__Given request__
Below are entries to be transcribed exactly; exclude the pictures from the copy.

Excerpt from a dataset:
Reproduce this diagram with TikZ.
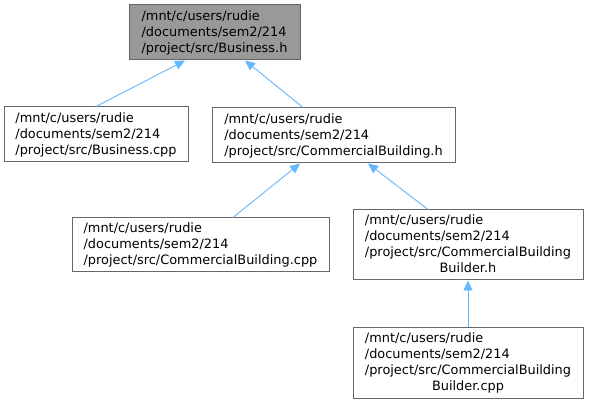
\documentclass[tikz,border=0pt]{standalone}
\usepackage{fontspec}
\setmainfont{DejaVu Sans}
\usetikzlibrary{arrows.meta,calc}
\definecolor{edgeblue}{HTML}{63B8FF}
\definecolor{boxgray}{HTML}{999999}
\definecolor{linegray}{HTML}{666666}
\begin{document}
\begin{tikzpicture}[x=1pt,y=-1pt,
  filebox/.style={draw=linegray, line width=1pt, fill=white, inner sep=0pt,
    align=left, font=\fontsize{12.9}{16}\selectfont},
  edge/.style={draw=edgeblue, line width=0.9pt,
    -{Triangle[length=10pt,width=9pt]}}]
\useasboundingbox (0,0) rectangle (589,403);
\fill[white] (0,0) rectangle (589,403);
\node[filebox, fill=boxgray, minimum width=171pt, minimum height=55pt] (bh) at (214.5,32.5)
  {/mnt/c/users/rudie\\/documents/sem2/214\\/project/src/Business.h};
\node[filebox, minimum width=184pt, minimum height=55pt] (bcpp) at (96,134.5)
  {/mnt/c/users/rudie\\/documents/sem2/214\\/project/src/Business.cpp};
\node[filebox, minimum width=243pt, minimum height=55pt] (cbh) at (333.5,135.5)
  {/mnt/c/users/rudie\\/documents/sem2/214\\/project/src/CommercialBuilding.h};
\node[filebox, minimum width=257pt, minimum height=54pt] (cbcpp) at (200.5,245)
  {/mnt/c/users/rudie\\/documents/sem2/214\\/project/src/CommercialBuilding.cpp};
\node[filebox, minimum width=230pt, minimum height=70pt] (cbbh) at (468,245)
  {\begin{tabular}{@{}l@{}}/mnt/c/users/rudie\\/documents/sem2/214\\/project/src/CommercialBuilding\\\multicolumn{1}{@{}c@{}}{Builder.h}\end{tabular}};
\node[filebox, minimum width=230pt, minimum height=70pt] (cbbcpp) at (468,363)
  {\begin{tabular}{@{}l@{}}/mnt/c/users/rudie\\/documents/sem2/214\\/project/src/CommercialBuilding\\\multicolumn{1}{@{}c@{}}{Builder.cpp}\end{tabular}};
\draw[edge] (bcpp.north) -- ([xshift=-29.5pt]bh.south);
\draw[edge] ([xshift=-30.5pt]cbh.north) -- ([xshift=30.5pt]bh.south);
\draw[edge] ([xshift=32.5pt]cbcpp.north) -- ([xshift=-33.5pt]cbh.south);
\draw[edge] ([xshift=-40pt]cbbh.north) -- ([xshift=34.5pt]cbh.south);
\draw[edge] (cbbcpp.north) -- (cbbh.south);
\end{tikzpicture}
\end{document}
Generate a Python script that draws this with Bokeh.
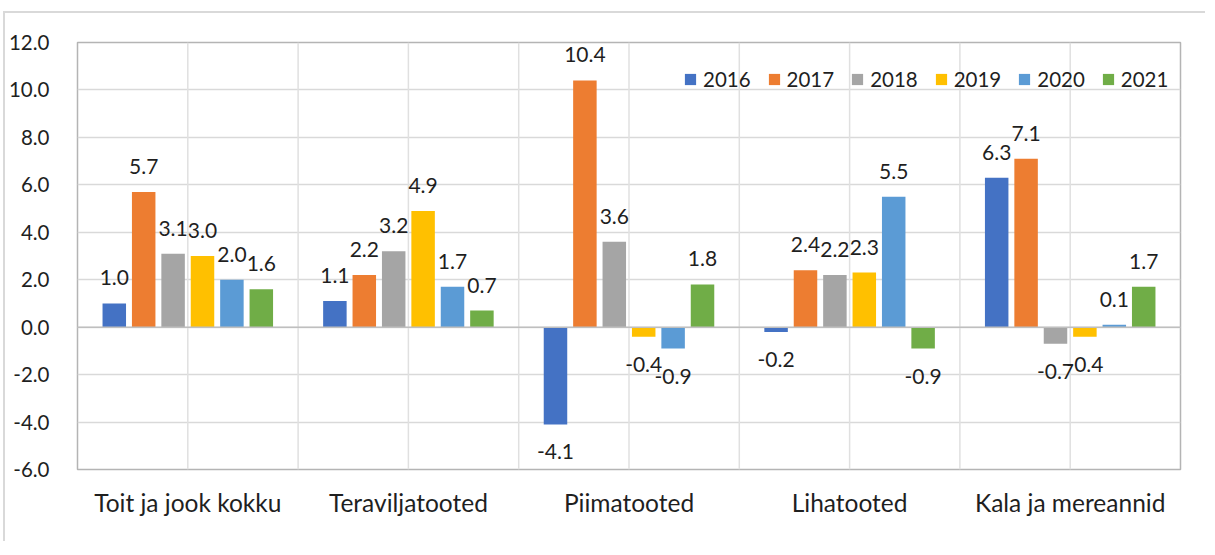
from bokeh.plotting import figure
from bokeh.models import (ColumnDataSource, FactorRange, Range1d, NumeralTickFormatter,
                          LabelSet, Span, Legend, LegendItem, FixedTicker)
from bokeh.transform import dodge
from bokeh.core.properties import value
from bokeh.embed import file_html
from bokeh.resources import INLINE

categories = ["Toit ja jook kokku", "Teraviljatooted", "Piimatooted", "Lihatooted", "Kala ja mereannid"]
years = ["2016", "2017", "2018", "2019", "2020", "2021"]
v2016 = [1.0, 1.1, -4.1, -0.2, 6.3]
v2017 = [5.7, 2.2, 10.4, 2.4, 7.1]
v2018 = [3.1, 3.2, 3.6, 2.2, -0.7]
v2019 = [3.0, 4.9, -0.4, 2.3, -0.4]
v2020 = [2.0, 1.7, -0.9, 5.5, 0.1]
v2021 = [1.6, 0.7, 1.8, -0.9, 1.7]
y_ticks = [-6.0, -4.0, -2.0, 0.0, 2.0, 4.0, 6.0, 8.0, 10.0, 12.0]
colors = ["#4472C4", "#ED7D31", "#A5A5A5", "#FFC000", "#5B9BD5", "#70AD47"]
series = [v2016, v2017, v2018, v2019, v2020, v2021]

FONT = "Lato"
TXT = "#1f1f1f"
NUM_SIZE = "20.5px"
LBL_SIZE = "21px"
CAT_SIZE = "24.5px"

p = figure(x_range=FactorRange(factors=categories), y_range=Range1d(-6, 12),
           frame_width=1103, frame_height=427,
           min_border_left=66, min_border_right=25, min_border_top=29, min_border_bottom=72,
           output_backend="svg", toolbar_location=None, background_fill_color="white",
           border_fill_color="white")
p.styles = {"position": "relative", "top": "11px", "margin-left": "3px",
            "border-left": "2px solid #d9d9d9", "border-top": "2px solid #d9d9d9"}

p.outline_line_color = "#b4b4b4"
p.outline_line_width = 1.5
p.xgrid.visible = False
p.ygrid.grid_line_color = "#d9d9d9"
p.ygrid.grid_line_width = 1.5

n = len(categories)
for k in range(1, 2 * n):
    p.add_layout(Span(location=k / 2, dimension="height", line_color="#e0e0e0",
                      line_width=1.5, level="underlay"))

p.yaxis.ticker = FixedTicker(ticks=y_ticks)
p.yaxis.formatter = NumeralTickFormatter(format="0.0")
for ax in (p.xaxis[0], p.yaxis[0]):
    ax.axis_line_color = None
    ax.major_tick_line_color = None
    ax.minor_tick_line_color = None
    ax.major_label_text_font = FONT
    ax.major_label_text_color = TXT
p.yaxis.major_label_text_font_size = NUM_SIZE
p.yaxis.major_label_standoff = 22
p.xaxis.major_label_text_font_size = CAT_SIZE
p.xaxis.major_label_standoff = 12

pitch = 0.1333
bar_w = 0.1065
items = []
for i, (yr, vals, col) in enumerate(zip(years, series, colors)):
    off = (i - 2.5) * pitch
    src = ColumnDataSource(dict(cat=categories, val=vals,
                                txt=["%.1f" % v for v in vals],
                                yoff=[18 if v >= 0 else -35 for v in vals]))
    r = p.vbar(x=dodge("cat", off, range=p.x_range), top="val", bottom=0, width=bar_w,
               source=src, fill_color=col, line_color=None)
    items.append(LegendItem(label=yr, renderers=[r]))
    p.add_layout(LabelSet(x=dodge("cat", off, range=p.x_range), y="val", text="txt",
                          y_offset="yoff", source=src, text_align="center",
                          text_baseline="alphabetic", text_font=value(FONT),
                          text_font_size=value(LBL_SIZE), text_color=TXT))

p.add_layout(Span(location=0, dimension="width", line_color="#bfbfbf", line_width=1.5))

legend = Legend(items=items, orientation="horizontal", location=(606, 378),
                glyph_width=14, glyph_height=14, label_standoff=6, spacing=16,
                padding=0, margin=0, border_line_color=None, background_fill_alpha=0,
                label_text_font=FONT, label_text_font_size=NUM_SIZE, label_text_color=TXT)
p.add_layout(legend)

open("out.html", "w").write(file_html(p, INLINE))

__Final answer__
Reproduce this diagram with TikZ.
\documentclass[tikz,border=0pt]{standalone}
\usepackage{fontspec}
\setmainfont{DejaVu Sans}
\usetikzlibrary{arrows.meta,calc}
\definecolor{edgeblue}{HTML}{63B8FF}
\definecolor{boxgray}{HTML}{999999}
\definecolor{linegray}{HTML}{666666}
\begin{document}
\begin{tikzpicture}[x=1pt,y=-1pt,
  filebox/.style={draw=linegray, line width=1pt, fill=white, inner sep=0pt,
    align=left, font=\fontsize{12.9}{16}\selectfont},
  edge/.style={draw=edgeblue, line width=0.9pt,
    -{Triangle[length=10pt,width=9pt]}}]
\useasboundingbox (0,0) rectangle (589,403);
\fill[white] (0,0) rectangle (589,403);
\node[filebox, fill=boxgray, minimum width=171pt, minimum height=55pt] (bh) at (214.5,32.5)
  {/mnt/c/users/rudie\\/documents/sem2/214\\/project/src/Business.h};
\node[filebox, minimum width=184pt, minimum height=55pt] (bcpp) at (96,134.5)
  {/mnt/c/users/rudie\\/documents/sem2/214\\/project/src/Business.cpp};
\node[filebox, minimum width=243pt, minimum height=55pt] (cbh) at (333.5,135.5)
  {/mnt/c/users/rudie\\/documents/sem2/214\\/project/src/CommercialBuilding.h};
\node[filebox, minimum width=257pt, minimum height=54pt] (cbcpp) at (200.5,245)
  {/mnt/c/users/rudie\\/documents/sem2/214\\/project/src/CommercialBuilding.cpp};
\node[filebox, minimum width=230pt, minimum height=70pt] (cbbh) at (468,245)
  {\begin{tabular}{@{}l@{}}/mnt/c/users/rudie\\/documents/sem2/214\\/project/src/CommercialBuilding\\\multicolumn{1}{@{}c@{}}{Builder.h}\end{tabular}};
\node[filebox, minimum width=230pt, minimum height=70pt] (cbbcpp) at (468,363)
  {\begin{tabular}{@{}l@{}}/mnt/c/users/rudie\\/documents/sem2/214\\/project/src/CommercialBuilding\\\multicolumn{1}{@{}c@{}}{Builder.cpp}\end{tabular}};
\draw[edge] (bcpp.north) -- ([xshift=-29.5pt]bh.south);
\draw[edge] ([xshift=-30.5pt]cbh.north) -- ([xshift=30.5pt]bh.south);
\draw[edge] ([xshift=32.5pt]cbcpp.north) -- ([xshift=-33.5pt]cbh.south);
\draw[edge] ([xshift=-40pt]cbbh.north) -- ([xshift=34.5pt]cbh.south);
\draw[edge] (cbbcpp.north) -- (cbbh.south);
\end{tikzpicture}
\end{document}
Generate a Python script that draws this with Bokeh.
from bokeh.plotting import figure
from bokeh.models import (ColumnDataSource, FactorRange, Range1d, NumeralTickFormatter,
                          LabelSet, Span, Legend, LegendItem, FixedTicker)
from bokeh.transform import dodge
from bokeh.core.properties import value
from bokeh.embed import file_html
from bokeh.resources import INLINE

categories = ["Toit ja jook kokku", "Teraviljatooted", "Piimatooted", "Lihatooted", "Kala ja mereannid"]
years = ["2016", "2017", "2018", "2019", "2020", "2021"]
v2016 = [1.0, 1.1, -4.1, -0.2, 6.3]
v2017 = [5.7, 2.2, 10.4, 2.4, 7.1]
v2018 = [3.1, 3.2, 3.6, 2.2, -0.7]
v2019 = [3.0, 4.9, -0.4, 2.3, -0.4]
v2020 = [2.0, 1.7, -0.9, 5.5, 0.1]
v2021 = [1.6, 0.7, 1.8, -0.9, 1.7]
y_ticks = [-6.0, -4.0, -2.0, 0.0, 2.0, 4.0, 6.0, 8.0, 10.0, 12.0]
colors = ["#4472C4", "#ED7D31", "#A5A5A5", "#FFC000", "#5B9BD5", "#70AD47"]
series = [v2016, v2017, v2018, v2019, v2020, v2021]

FONT = "Lato"
TXT = "#1f1f1f"
NUM_SIZE = "20.5px"
LBL_SIZE = "21px"
CAT_SIZE = "24.5px"

p = figure(x_range=FactorRange(factors=categories), y_range=Range1d(-6, 12),
           frame_width=1103, frame_height=427,
           min_border_left=66, min_border_right=25, min_border_top=29, min_border_bottom=72,
           output_backend="svg", toolbar_location=None, background_fill_color="white",
           border_fill_color="white")
p.styles = {"position": "relative", "top": "11px", "margin-left": "3px",
            "border-left": "2px solid #d9d9d9", "border-top": "2px solid #d9d9d9"}

p.outline_line_color = "#b4b4b4"
p.outline_line_width = 1.5
p.xgrid.visible = False
p.ygrid.grid_line_color = "#d9d9d9"
p.ygrid.grid_line_width = 1.5

n = len(categories)
for k in range(1, 2 * n):
    p.add_layout(Span(location=k / 2, dimension="height", line_color="#e0e0e0",
                      line_width=1.5, level="underlay"))

p.yaxis.ticker = FixedTicker(ticks=y_ticks)
p.yaxis.formatter = NumeralTickFormatter(format="0.0")
for ax in (p.xaxis[0], p.yaxis[0]):
    ax.axis_line_color = None
    ax.major_tick_line_color = None
    ax.minor_tick_line_color = None
    ax.major_label_text_font = FONT
    ax.major_label_text_color = TXT
p.yaxis.major_label_text_font_size = NUM_SIZE
p.yaxis.major_label_standoff = 22
p.xaxis.major_label_text_font_size = CAT_SIZE
p.xaxis.major_label_standoff = 12

pitch = 0.1333
bar_w = 0.1065
items = []
for i, (yr, vals, col) in enumerate(zip(years, series, colors)):
    off = (i - 2.5) * pitch
    src = ColumnDataSource(dict(cat=categories, val=vals,
                                txt=["%.1f" % v for v in vals],
                                yoff=[18 if v >= 0 else -35 for v in vals]))
    r = p.vbar(x=dodge("cat", off, range=p.x_range), top="val", bottom=0, width=bar_w,
               source=src, fill_color=col, line_color=None)
    items.append(LegendItem(label=yr, renderers=[r]))
    p.add_layout(LabelSet(x=dodge("cat", off, range=p.x_range), y="val", text="txt",
                          y_offset="yoff", source=src, text_align="center",
                          text_baseline="alphabetic", text_font=value(FONT),
                          text_font_size=value(LBL_SIZE), text_color=TXT))

p.add_layout(Span(location=0, dimension="width", line_color="#bfbfbf", line_width=1.5))

legend = Legend(items=items, orientation="horizontal", location=(606, 378),
                glyph_width=14, glyph_height=14, label_standoff=6, spacing=16,
                padding=0, margin=0, border_line_color=None, background_fill_alpha=0,
                label_text_font=FONT, label_text_font_size=NUM_SIZE, label_text_color=TXT)
p.add_layout(legend)

open("out.html", "w").write(file_html(p, INLINE))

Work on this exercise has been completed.